Setelah tiga bulan terakhir bekerja mengaudit proyek reklmasi pantai utara Jakarta, Komite Gabungan yang diinisiasi Menko Maritim dan Sumber Daya Rizal Ramli menyatakan adanya tiga pelanggaran dalam proyek tersebut.
Pelanggaran-pelanggaran itu dibagi dalam tiga kategori, yakni berat, sedang, dan ringan.
Dijelaskan, pelanggaran berat berarti pulau-pulau yang keberadaannya membahayakan lingkungan hidup, menganggu proyek vital seperti pipa bawah laut, membahayakan lalu lintas laut dan pembangunannya secara teknis sangat merusak lingkungan. Pulau G masuk dalam kategori pelanggaran berat, karena di bawahnya terdapat kabel-kabellistrik milik PLN. Selain itu keberadaan Pulau G juga menganggu lalu lintas kapal-kapal nelayan.
"Sebelum ada pulau G itu kapal nelayan dengan mudah parkir di Muara Angke. Sejak ada pulau itu kapal nelayan mutar-mutar buat parkir. Pembangunanya secara teknis juga betul-betul merusak lingkungan dan sembarangan. Pulau G dibatalkan untuk jangka waktu seterusnya," papar Menko Maritim dan Sumber Daya, Rizal Ramli membacakan hasil kerja komite gabung dalam rapat yang dihadiri menteri-menteri terkait di kantornya, Jakarta, Kamis (30/6).
Untuk kategori pelanggaran sedang yakni pembangunan pulau yang berorientasi pada mengejar keuntungan semata tapi masih bisa dikoreksi. Masuk kategori ini yakni Pulau C, D dan N.
Rizal menjelaskan, pulau C dan D seharusnya dipisahkan antar pulau, ada kanal pemisah selebar 100 meter dengan kedalaman 8 meter agar tidak menganggu arus lalu lintas kapal. Namun karena pihak pengembang berjanji akan memperbaiki dan membongkar lagi pulau untuk membangun kanal, pemerintah mengizinkan untuk melanjutkan pembangunan pulau.

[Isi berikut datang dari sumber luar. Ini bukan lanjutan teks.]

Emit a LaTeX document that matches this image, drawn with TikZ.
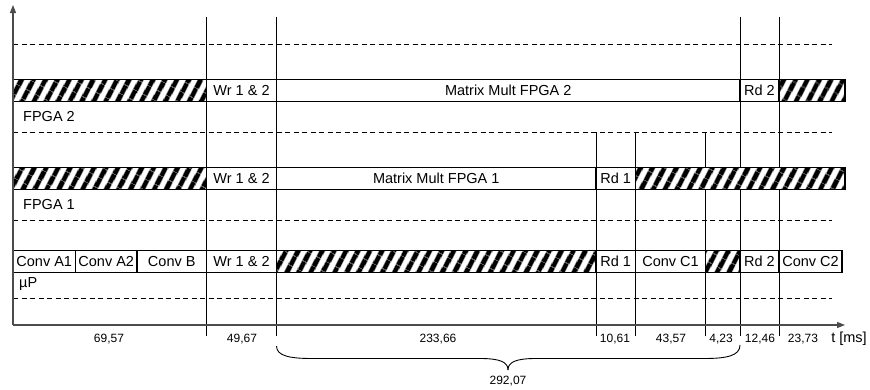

Apalagi pulau N diperuntukkan untuk pelabuhan bagi PT Pelindo II.
"Karena kerakusan yang berlebihan, mau untung aja, digabungin pulaunya. Mereka (pengembang) korbankan lingkungan hidup, lalu lintas kapal, meningkatkan risiko banjir. Setelah kami enforce, pengembangnya bersedia membongkar ulang itu.
Karena mereka mau membongkar lagi, kami mengizinkan melanjutkan pembangunan ini," lanjut Rizal.
Kategori ketiga adalah pelanggaran ringan, di mana pembangunan pulau melanggar sisi administrasi. Untuk kategori ini, pemerintah memasukkan prinsip inklusivitas. Nantinya pulau-pulau yang belum terkoreksi oleh komite gabungan, harus menerapkan prinsip inklusivitas.
Inklusivitas merujuk pada alokasi khusus bagi nelayan untuk bisa dijadikan kawasan terpadu nelayan atau bahkan menjadi sektor wisata baru dan juga akses pantai publik.
"Kami ingin meng-
enforce inklusivitas, kami menyarankan pengembang yang sudah diizinkan go ahead, supaya menerapkan ini agar tidak eksklusif. Dialokasikan sekian hektar khusus untuk nelayan, umum dan wisata. Kalau ada kampung nelayan yang bagus, buat jadi wisata,
kan bagus. Kami minta supaya Pemerintah DKI mengenforce untuk perkampungan nelayan yang hijau dan jadi objek wisata," urai Rizal.